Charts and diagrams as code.
====

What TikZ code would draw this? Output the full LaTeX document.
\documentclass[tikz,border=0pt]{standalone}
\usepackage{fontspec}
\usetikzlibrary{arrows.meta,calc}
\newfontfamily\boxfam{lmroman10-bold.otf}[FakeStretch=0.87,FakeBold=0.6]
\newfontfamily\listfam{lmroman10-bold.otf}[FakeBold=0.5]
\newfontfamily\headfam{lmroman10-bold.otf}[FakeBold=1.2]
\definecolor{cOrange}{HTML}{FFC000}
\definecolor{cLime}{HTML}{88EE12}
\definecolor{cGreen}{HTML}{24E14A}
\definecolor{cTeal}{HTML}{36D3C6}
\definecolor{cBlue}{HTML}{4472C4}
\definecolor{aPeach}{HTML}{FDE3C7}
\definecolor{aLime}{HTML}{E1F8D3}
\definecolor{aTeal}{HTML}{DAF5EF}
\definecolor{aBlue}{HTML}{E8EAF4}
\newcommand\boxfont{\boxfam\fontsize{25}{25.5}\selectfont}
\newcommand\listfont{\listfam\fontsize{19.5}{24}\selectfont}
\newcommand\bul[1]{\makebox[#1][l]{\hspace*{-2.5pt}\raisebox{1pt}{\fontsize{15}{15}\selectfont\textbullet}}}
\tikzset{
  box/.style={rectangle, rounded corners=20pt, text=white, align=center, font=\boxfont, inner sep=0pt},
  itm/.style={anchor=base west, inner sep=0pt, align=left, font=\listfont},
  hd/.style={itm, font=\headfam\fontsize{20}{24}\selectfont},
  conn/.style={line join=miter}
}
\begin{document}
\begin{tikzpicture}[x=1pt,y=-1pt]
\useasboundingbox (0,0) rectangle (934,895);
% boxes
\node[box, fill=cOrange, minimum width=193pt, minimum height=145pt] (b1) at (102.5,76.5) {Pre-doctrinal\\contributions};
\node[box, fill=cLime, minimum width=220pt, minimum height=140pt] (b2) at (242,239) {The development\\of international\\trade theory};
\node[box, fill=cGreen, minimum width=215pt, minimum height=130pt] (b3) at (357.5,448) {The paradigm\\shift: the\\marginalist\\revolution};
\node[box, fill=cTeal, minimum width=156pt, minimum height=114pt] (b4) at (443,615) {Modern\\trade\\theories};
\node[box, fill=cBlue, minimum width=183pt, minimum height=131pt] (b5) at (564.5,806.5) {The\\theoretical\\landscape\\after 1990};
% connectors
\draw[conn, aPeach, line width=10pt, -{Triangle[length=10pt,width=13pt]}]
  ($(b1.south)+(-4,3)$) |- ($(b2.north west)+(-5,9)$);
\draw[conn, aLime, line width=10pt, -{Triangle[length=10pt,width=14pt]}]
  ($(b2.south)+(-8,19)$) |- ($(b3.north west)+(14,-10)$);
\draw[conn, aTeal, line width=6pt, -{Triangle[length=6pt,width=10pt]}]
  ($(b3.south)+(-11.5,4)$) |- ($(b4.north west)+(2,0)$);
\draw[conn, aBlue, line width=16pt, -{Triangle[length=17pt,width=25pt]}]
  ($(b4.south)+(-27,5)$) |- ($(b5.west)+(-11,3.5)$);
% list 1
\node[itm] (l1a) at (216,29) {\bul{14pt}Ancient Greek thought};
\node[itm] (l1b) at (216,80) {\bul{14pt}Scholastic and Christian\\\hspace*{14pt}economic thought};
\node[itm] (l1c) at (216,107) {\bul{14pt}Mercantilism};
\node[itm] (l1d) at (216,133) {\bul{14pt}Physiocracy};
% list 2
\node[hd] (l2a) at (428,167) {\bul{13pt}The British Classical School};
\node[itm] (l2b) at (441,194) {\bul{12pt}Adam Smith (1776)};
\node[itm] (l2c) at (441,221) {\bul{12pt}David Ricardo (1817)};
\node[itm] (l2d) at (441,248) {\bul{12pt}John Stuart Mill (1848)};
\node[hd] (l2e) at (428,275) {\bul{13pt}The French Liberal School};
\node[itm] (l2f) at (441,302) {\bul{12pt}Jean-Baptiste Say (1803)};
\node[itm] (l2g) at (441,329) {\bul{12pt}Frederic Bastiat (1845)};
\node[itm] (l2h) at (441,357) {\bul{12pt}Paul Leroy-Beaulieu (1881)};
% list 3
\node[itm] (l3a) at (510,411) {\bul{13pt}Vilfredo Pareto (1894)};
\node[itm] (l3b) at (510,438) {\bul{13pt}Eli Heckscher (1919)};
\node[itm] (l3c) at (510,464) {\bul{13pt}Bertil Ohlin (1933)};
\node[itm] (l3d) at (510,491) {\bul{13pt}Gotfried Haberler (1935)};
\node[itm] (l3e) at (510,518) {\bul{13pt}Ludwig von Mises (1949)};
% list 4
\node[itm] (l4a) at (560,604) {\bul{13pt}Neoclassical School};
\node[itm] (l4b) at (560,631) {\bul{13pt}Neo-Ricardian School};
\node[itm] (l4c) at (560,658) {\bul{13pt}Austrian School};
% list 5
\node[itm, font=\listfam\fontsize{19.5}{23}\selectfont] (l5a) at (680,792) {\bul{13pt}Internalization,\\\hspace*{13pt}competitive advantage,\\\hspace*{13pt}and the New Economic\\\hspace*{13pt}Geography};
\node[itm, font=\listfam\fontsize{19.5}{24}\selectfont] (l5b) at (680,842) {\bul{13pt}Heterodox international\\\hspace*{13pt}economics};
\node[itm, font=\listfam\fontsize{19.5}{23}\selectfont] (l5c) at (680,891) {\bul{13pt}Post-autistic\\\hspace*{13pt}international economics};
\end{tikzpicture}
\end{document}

====

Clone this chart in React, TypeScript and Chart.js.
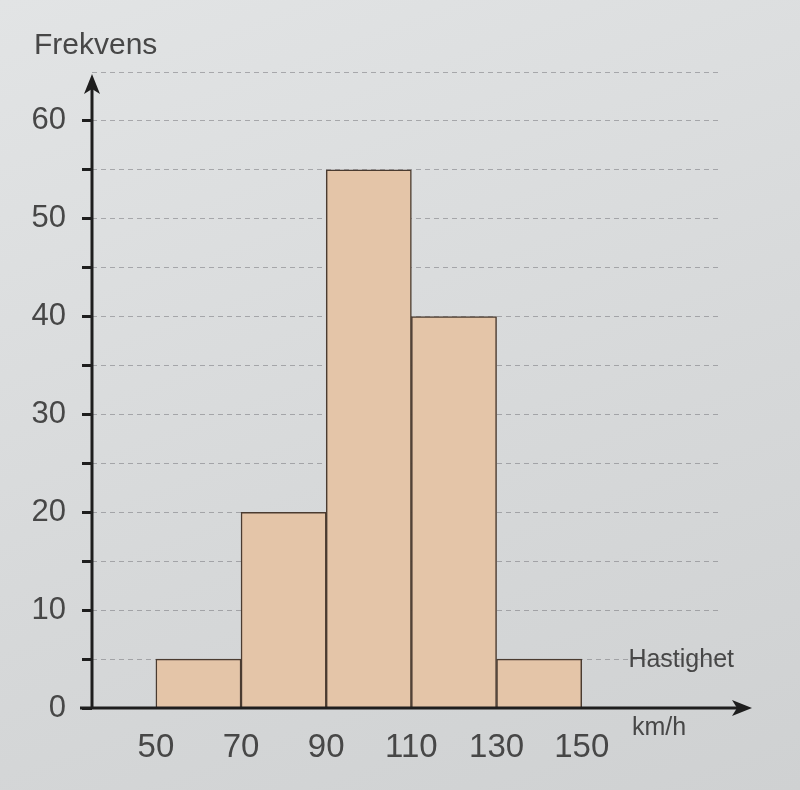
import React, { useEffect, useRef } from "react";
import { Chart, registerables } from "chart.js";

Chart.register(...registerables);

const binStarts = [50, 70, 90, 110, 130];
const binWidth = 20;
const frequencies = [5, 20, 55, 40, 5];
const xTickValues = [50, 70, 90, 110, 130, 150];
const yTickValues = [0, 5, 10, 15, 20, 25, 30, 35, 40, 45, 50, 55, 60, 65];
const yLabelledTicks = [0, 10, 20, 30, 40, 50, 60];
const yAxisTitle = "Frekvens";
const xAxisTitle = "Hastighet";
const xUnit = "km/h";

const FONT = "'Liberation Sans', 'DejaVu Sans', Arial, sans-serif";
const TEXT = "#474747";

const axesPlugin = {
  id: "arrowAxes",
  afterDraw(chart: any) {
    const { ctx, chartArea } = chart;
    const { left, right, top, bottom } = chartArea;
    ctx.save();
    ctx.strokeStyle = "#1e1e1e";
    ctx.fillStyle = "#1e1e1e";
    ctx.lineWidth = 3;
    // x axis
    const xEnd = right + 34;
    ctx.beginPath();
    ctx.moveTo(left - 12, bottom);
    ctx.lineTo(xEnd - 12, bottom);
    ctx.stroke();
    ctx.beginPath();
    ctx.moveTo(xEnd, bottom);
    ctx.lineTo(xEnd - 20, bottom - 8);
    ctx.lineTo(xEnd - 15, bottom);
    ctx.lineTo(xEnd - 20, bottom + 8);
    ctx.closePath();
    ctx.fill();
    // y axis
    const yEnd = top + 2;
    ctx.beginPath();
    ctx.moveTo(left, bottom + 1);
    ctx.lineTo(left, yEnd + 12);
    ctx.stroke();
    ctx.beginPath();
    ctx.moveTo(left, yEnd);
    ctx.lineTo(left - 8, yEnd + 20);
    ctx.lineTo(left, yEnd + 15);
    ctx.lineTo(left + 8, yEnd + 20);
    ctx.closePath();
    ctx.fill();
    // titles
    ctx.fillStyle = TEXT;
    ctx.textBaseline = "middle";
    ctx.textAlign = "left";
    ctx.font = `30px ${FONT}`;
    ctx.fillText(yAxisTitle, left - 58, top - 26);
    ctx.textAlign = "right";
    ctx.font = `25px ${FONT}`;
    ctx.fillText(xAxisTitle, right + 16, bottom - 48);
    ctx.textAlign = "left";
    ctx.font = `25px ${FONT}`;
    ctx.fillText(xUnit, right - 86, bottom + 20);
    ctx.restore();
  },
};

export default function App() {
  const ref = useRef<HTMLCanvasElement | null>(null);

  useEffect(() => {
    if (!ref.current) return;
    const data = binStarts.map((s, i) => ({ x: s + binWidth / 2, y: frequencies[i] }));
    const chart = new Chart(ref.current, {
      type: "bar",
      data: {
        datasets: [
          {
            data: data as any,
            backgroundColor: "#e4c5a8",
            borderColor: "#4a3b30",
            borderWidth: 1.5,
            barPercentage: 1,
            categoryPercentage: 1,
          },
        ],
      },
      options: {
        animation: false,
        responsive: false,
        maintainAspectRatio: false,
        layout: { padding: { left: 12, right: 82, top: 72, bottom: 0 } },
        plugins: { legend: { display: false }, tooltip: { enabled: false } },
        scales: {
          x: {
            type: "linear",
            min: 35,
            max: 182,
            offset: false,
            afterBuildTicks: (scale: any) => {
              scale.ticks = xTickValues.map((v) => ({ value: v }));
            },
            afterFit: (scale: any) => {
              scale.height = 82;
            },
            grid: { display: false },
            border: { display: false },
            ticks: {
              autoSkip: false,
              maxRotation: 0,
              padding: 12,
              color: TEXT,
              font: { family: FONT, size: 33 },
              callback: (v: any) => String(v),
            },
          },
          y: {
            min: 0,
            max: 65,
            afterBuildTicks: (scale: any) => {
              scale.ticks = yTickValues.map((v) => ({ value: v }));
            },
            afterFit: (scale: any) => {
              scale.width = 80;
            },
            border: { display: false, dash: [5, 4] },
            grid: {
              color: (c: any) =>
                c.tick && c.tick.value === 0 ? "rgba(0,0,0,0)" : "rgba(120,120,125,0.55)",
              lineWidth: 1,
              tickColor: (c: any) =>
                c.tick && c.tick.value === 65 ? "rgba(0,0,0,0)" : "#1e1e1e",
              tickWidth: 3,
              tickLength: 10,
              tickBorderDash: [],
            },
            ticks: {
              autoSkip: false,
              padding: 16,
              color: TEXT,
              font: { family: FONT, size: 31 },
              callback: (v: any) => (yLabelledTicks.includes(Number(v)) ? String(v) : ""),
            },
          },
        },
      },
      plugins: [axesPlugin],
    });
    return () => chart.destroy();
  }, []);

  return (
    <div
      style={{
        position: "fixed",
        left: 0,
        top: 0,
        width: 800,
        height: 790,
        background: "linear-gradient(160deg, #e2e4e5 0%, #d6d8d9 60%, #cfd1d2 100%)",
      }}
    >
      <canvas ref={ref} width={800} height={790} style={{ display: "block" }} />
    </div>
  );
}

====

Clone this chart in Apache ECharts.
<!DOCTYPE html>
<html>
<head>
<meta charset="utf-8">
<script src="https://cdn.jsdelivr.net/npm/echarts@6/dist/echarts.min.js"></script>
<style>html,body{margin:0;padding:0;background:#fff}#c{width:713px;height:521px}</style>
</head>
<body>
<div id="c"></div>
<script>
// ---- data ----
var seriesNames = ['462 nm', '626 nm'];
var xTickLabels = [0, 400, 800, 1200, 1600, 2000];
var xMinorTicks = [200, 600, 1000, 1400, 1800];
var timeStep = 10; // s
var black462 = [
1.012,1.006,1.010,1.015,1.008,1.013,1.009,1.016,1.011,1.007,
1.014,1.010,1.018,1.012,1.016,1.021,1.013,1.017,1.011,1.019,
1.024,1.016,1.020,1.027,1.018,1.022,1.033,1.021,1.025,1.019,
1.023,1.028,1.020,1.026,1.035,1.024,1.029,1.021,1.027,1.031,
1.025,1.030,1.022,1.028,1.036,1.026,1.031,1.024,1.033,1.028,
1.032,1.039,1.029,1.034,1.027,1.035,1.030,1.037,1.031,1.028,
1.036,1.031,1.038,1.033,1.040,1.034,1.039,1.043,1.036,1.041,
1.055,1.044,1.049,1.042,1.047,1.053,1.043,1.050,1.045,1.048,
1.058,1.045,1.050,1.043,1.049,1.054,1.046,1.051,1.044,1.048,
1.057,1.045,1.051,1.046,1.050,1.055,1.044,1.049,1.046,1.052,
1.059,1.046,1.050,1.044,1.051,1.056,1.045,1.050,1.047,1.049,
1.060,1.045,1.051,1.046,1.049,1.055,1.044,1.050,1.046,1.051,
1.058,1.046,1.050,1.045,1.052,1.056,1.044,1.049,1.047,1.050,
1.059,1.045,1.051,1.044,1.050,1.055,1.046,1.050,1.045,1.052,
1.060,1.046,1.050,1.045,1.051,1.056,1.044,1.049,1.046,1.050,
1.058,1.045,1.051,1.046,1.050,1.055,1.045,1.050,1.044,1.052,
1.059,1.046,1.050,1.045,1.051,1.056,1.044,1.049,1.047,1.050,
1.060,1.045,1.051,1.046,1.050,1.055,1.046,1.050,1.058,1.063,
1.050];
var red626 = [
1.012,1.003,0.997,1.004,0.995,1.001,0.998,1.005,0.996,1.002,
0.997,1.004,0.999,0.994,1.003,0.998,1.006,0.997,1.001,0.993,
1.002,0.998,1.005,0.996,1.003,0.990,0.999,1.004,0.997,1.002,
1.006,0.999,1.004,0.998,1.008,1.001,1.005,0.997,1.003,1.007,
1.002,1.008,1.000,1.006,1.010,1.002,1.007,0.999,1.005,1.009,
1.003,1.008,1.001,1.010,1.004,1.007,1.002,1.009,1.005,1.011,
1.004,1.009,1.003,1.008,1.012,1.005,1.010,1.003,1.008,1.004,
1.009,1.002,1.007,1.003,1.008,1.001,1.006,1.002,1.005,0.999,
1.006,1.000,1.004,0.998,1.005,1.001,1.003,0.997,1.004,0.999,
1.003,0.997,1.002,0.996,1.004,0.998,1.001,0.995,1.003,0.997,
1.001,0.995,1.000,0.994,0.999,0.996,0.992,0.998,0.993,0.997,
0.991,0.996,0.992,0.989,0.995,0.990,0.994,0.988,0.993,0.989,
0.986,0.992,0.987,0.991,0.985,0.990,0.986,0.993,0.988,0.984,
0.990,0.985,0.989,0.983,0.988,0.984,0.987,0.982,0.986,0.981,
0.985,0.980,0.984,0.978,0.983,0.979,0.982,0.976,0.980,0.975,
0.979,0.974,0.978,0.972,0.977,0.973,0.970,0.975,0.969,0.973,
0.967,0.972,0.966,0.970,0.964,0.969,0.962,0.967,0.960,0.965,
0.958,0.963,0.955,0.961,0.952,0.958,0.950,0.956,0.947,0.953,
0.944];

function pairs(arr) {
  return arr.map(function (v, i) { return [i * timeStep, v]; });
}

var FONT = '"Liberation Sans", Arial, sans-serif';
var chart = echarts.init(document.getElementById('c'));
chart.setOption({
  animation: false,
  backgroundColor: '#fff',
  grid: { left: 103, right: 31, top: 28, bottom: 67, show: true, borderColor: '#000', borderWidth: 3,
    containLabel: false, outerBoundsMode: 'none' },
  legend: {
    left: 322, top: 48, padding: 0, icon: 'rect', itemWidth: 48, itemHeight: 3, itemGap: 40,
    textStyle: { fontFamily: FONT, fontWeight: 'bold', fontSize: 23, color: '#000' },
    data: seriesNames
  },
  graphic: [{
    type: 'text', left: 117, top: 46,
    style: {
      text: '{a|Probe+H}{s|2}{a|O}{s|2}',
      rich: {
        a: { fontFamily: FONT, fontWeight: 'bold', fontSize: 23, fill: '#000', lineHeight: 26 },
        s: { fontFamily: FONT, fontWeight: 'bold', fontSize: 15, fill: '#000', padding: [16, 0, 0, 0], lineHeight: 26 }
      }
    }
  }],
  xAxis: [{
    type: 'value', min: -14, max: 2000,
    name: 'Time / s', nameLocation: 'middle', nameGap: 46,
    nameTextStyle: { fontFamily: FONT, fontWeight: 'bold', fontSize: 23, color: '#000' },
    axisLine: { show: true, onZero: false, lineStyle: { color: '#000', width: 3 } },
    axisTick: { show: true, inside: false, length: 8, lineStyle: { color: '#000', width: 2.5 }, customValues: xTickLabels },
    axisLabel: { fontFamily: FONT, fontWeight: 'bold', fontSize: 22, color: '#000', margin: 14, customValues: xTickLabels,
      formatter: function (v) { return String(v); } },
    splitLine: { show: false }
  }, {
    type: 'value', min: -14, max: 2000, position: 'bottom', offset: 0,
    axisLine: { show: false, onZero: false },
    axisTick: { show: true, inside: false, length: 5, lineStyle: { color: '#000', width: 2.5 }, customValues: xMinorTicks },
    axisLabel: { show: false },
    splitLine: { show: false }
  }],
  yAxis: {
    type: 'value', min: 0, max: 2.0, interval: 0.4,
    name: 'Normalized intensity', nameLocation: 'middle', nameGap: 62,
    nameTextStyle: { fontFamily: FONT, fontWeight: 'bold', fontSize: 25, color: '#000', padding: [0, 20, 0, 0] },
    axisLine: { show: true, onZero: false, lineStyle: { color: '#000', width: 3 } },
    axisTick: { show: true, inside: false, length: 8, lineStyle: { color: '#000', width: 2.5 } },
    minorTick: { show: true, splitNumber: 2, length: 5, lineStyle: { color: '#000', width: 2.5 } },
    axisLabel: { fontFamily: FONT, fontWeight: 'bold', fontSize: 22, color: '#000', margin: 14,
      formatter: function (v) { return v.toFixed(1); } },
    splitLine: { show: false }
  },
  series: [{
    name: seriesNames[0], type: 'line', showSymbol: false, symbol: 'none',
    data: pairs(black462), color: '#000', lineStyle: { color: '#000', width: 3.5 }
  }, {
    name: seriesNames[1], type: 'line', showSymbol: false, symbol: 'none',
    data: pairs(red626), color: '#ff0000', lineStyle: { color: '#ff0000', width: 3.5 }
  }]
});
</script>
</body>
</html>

====

TASK TO COMPLETE. Provide the number of lines in these entries that hold the word "this", without any accompanying text.

RESULT. 3